I think one uncommon piece of advice I would go back and tell myself is:
Don't fill your tent the first time around. Just start a few plants. Here is why:
It would be a real shame to start 8 seedlings and have them all die a month in because you messed up the nutrient schedule or let them stretch so much they fell over.
Worse yet, you spend 6 months growing a tent full of beautiful plants and then at the end you harvest too early, harvest too late(that's what I did the first time, being greedy for amber) or screw up the drying process.

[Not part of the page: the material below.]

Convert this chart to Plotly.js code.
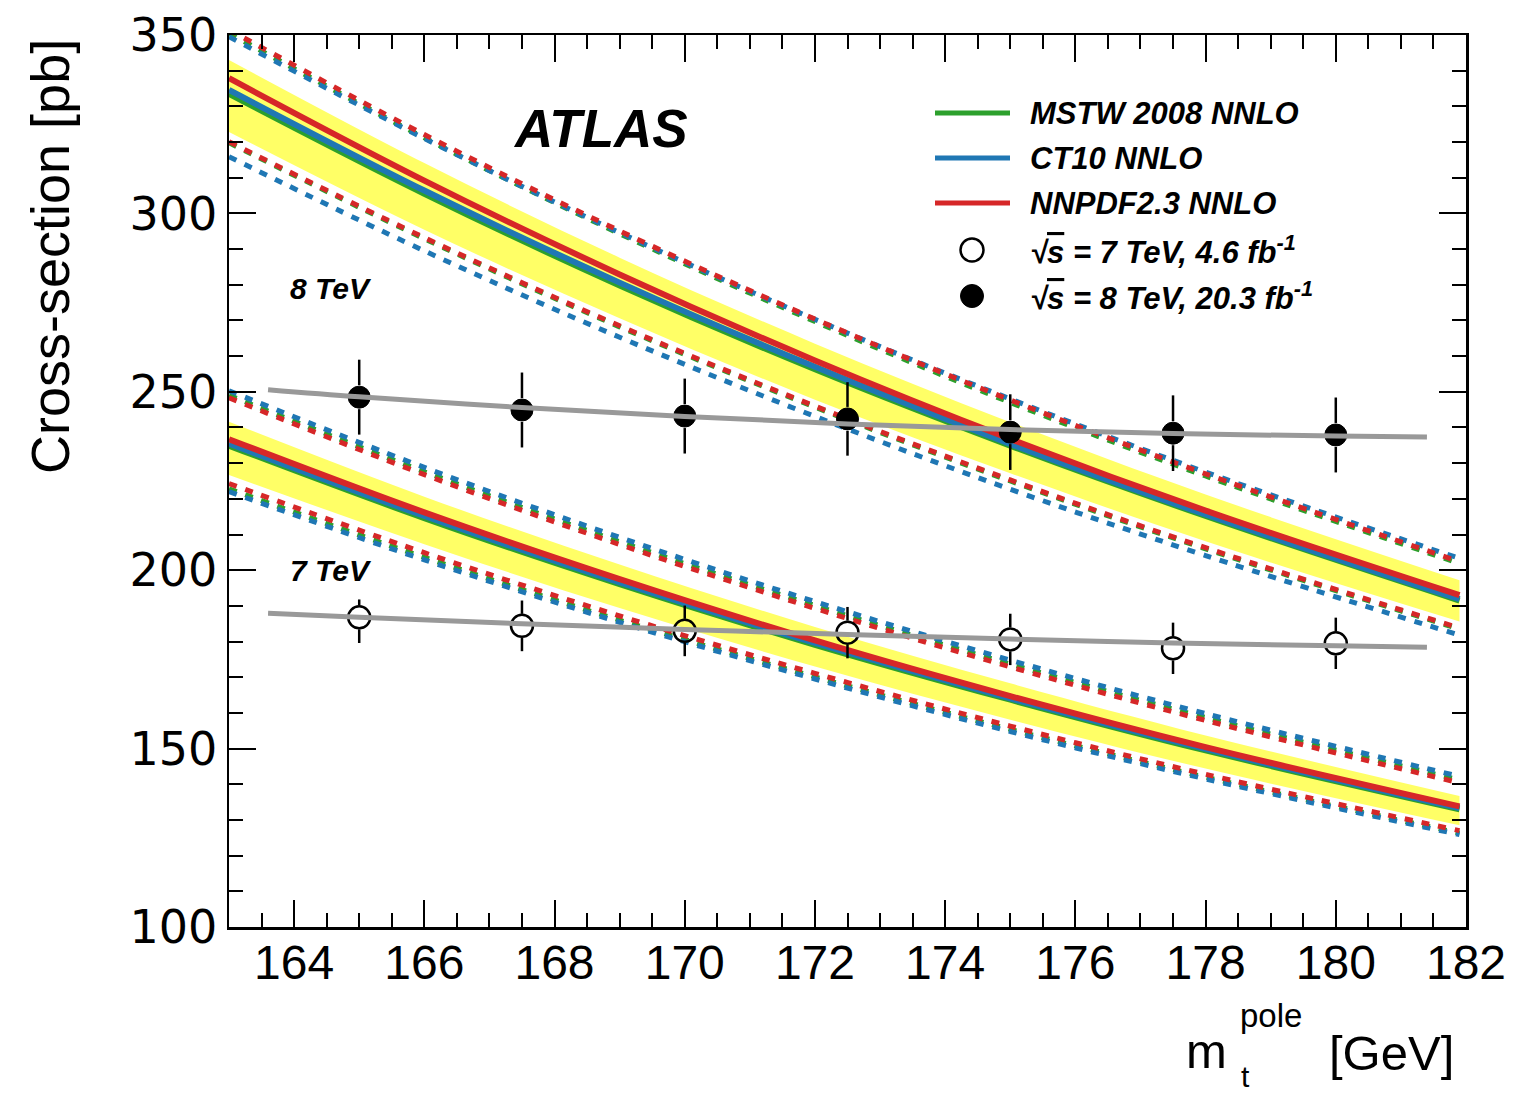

Then you get to start over. Instead, maybe start some seeds and then start a few more 2 weeks later. They will be close enough to stay under the same lighting distance and schedule but staggered so you can correct mistakes as you learn from the first set.
Not that you have to take my advice - but I wish I would have been told that my first time.

Slightly related: Now that I have 2 tents (one for veg, one for flower) it's like having a perpetual grow - I just start 2 new plants every 2 months or so.
Of course, with autoflowering plants, you could have both stages going at the same time in a single tent.